В последних художественных работах Рота вопрос о том, как до нас добирается повествование, как и прежде, отчетлив. Хотя ни «Обычный человек», ни «Возмущение» ни в какой мере не мистические романы, оба они, как выясняется, изложены, так сказать, из загробного мира. «Возмущение» – это даже медитация на посмертное существование, напоминающее нам Беккета и его «Безымянного»[36] и «Как оно есть», и на то, каково провести вечность, вновь и вновь излагая историю своей жизни на Земле.

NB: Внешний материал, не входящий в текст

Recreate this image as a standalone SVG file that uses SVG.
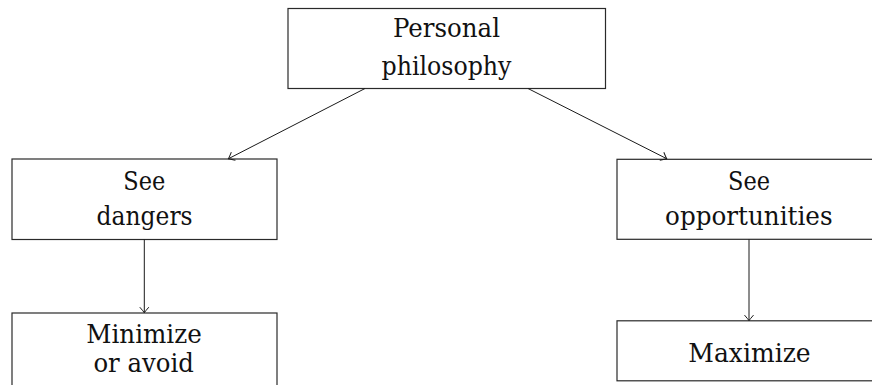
<svg xmlns="http://www.w3.org/2000/svg" width="872" height="385" viewBox="0 0 872 385">
  <style>
    .box { fill: #ffffff; stroke: #2a2a2a; stroke-width: 1.2; }
    .label { font-size: 26px; fill: #111111; text-anchor: middle; }
    .edge { fill: none; stroke: #1a1a1a; stroke-width: 1; marker-end: url(#to); }
  </style>
  <defs>
    <marker id="to" markerUnits="userSpaceOnUse" markerWidth="14" markerHeight="14" viewBox="-8 -7 10 14" refX="0" refY="0" orient="auto">
      <path d="M -5.5 -4.5 Q -1.2 -0.8 0 0 Q -1.2 0.8 -5.5 4.5" fill="none" stroke="#1a1a1a" stroke-width="1"/>
    </marker>
  </defs>

  <!-- node labels: serif face, widths pinned per line -->
  <g font-family="DejaVu Serif, serif">
    <g id="personal-philosophy">
      <rect class="box" x="288" y="8.5" width="317.5" height="80"/>
      <text class="label" x="446.5" y="37" textLength="107" lengthAdjust="spacingAndGlyphs">Personal</text>
      <text class="label" x="446.5" y="75" textLength="130" lengthAdjust="spacingAndGlyphs">philosophy</text>
    </g>

    <g id="see-dangers">
      <rect class="box" x="12" y="159" width="265" height="80.5"/>
      <text class="label" x="144.3" y="190" textLength="42" lengthAdjust="spacingAndGlyphs">See</text>
      <text class="label" x="144.6" y="224.5" textLength="96" lengthAdjust="spacingAndGlyphs">dangers</text>
    </g>

    <g id="see-opportunities">
      <rect class="box" x="617" y="159.3" width="264" height="80"/>
      <text class="label" x="749" y="189.5" textLength="42" lengthAdjust="spacingAndGlyphs">See</text>
      <text class="label" x="748.8" y="225" textLength="167.5" lengthAdjust="spacingAndGlyphs">opportunities</text>
    </g>

    <g id="minimize-or-avoid">
      <rect class="box" x="12" y="313" width="265" height="90"/>
      <text class="label" x="144" y="343" textLength="115.5" lengthAdjust="spacingAndGlyphs">Minimize</text>
      <text class="label" x="143.7" y="372" textLength="100.5" lengthAdjust="spacingAndGlyphs">or avoid</text>
    </g>

    <g id="maximize">
      <rect class="box" x="617" y="320.8" width="264" height="60"/>
      <text class="label" x="749.5" y="361.7" textLength="122.3" lengthAdjust="spacingAndGlyphs">Maximize</text>
    </g>
  </g>

  <g id="connectors">
    <line class="edge" x1="365" y1="88.5" x2="228.5" y2="158.7"/>
    <line class="edge" x1="528" y1="88.5" x2="666.7" y2="158.7"/>
    <line class="edge" x1="144.3" y1="239.5" x2="144.3" y2="312.7"/>
    <line class="edge" x1="749" y1="239.3" x2="749" y2="320.6"/>
  </g>
</svg>
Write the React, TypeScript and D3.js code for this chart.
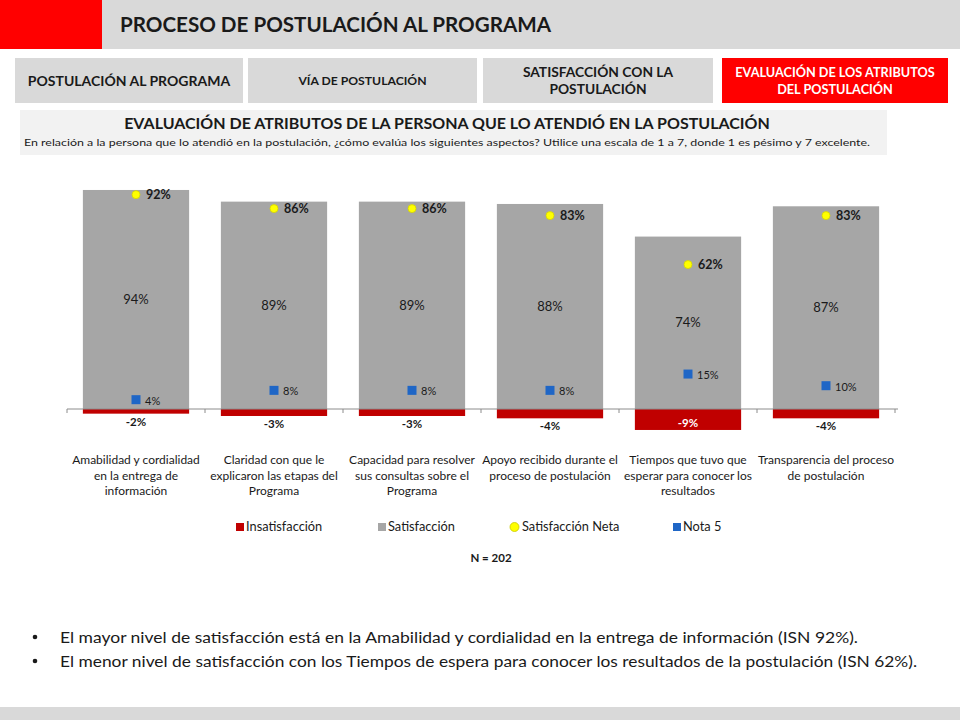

Откровение, что вся история Бычка преломляется сознанием другого вымышленного персонажа, человека, о чьей жизни мы так и не узнаем почти ничего помимо того, что он в детстве был тихим и восприимчивым, что в 1944 году его свалил полиомиелит и что позднее он стал архитектором, специализирующимся на обустройстве жилья для инвалидов, требует, чтобы мы пересмотрели все прочитанное повествование. Если кажется маловероятным, что ершистый Бычок стал бы поверять молодому человеку подробности своих занятий любовью с Маршей, тогда, может, Арни эту часть выдумал? А если так, нет ли каких-нибудь фрагментов истории Бычка, которые Арни выкинул, истолковал неверно или попросту не был осведомлен о них достаточно, чтобы пересказывать?

(Арни запечатлевает на письме, что у юной Марши были «крохотные груди, размещенные высоко, а соски мягкие, светлые и не выделяющиеся» (с. 166). Как определяет слово «размещенные» представления Арни о женском теле или, еще точнее, представления Арни о представлениях Бычка?)

Отношение Арни к послеполиомиелитному Бычку уж по крайней мере двусмысленно. До некоторой степени он способен уважать целеустремленную преданность Бычка выбранной задаче самоистязания. Но в основном он считает людей, подобных Бычку, неблагоразумными и склонными к чрезмерности. Наши жизни подвержены переменам, считает Арни: Бычок, костеря Бога, по сути, восстает против случайности, а это глупо. Эпидемия полиомиелита «бесцельна, случайна, несуразна и трагична», за ней нет «глубинной причины». Приписывая злое намерение природному событию, Бычок выказывает «не более чем дурацкую гордыню – не гордыню воли или желания, а гордыню чудно́го детского религиозного толкования» (с. 265). Раз он, Арни, примирился с тем, что выпало на его долю, значит, и Бычок на это способен. Бедствие лета-1944 «пожизненной личной трагедией быть не должно» (с. 269).

Житие Бычка в изложении Арни достигает апогея в заключительном суждении длиной в страницу, где философскую позицию Бычка, в общем, разносят в пух и прах. У Бычка невеселая душа, лишенная спасительной ироничности, он человек с раздутым чувством долга и недостатком интеллекта. Он слишком долго зацикливался на вреде, который причинил, и тем самым превратил чистую случайность в «великое личное преступление» (с. 263). В силу своего темперамента не способный примириться с незаслуженным человеческим страданием, он принял вину за это страдание и использовал ее, чтобы бесконечно себя наказывать.

Пусть по временам Арни и колеблется, таков, по сути, его приговор Бычку. Сочувствуя человеку, Арни совершенно не сочувствует его взглядам на жизнь – и даже не понимает их. Современная душа, Арни нашел способы ориентироваться в мире за пределами добра и зла, и Бычку, считает Арни, следует поступить так же.

Тогда, в 1940-е, Бычок поглядел на то, что полиомиелит творит с Ньюарком (а война – со всем миром), заключил, что, какая бы сила ни правила тут бал, она исключительно злая, и поклялся противостоять ей – пусть лишь тем, что отказался преклонять перед ней колени. Вот это сопротивление со стороны Бычка Арни определяет как «дурацкую гордыню». На той же странице, где он пишет о гордыне, Арни употребляет слово «трагична», будто оно из того же семантического поля, что и «бесцельна», «случайна» и «несуразна».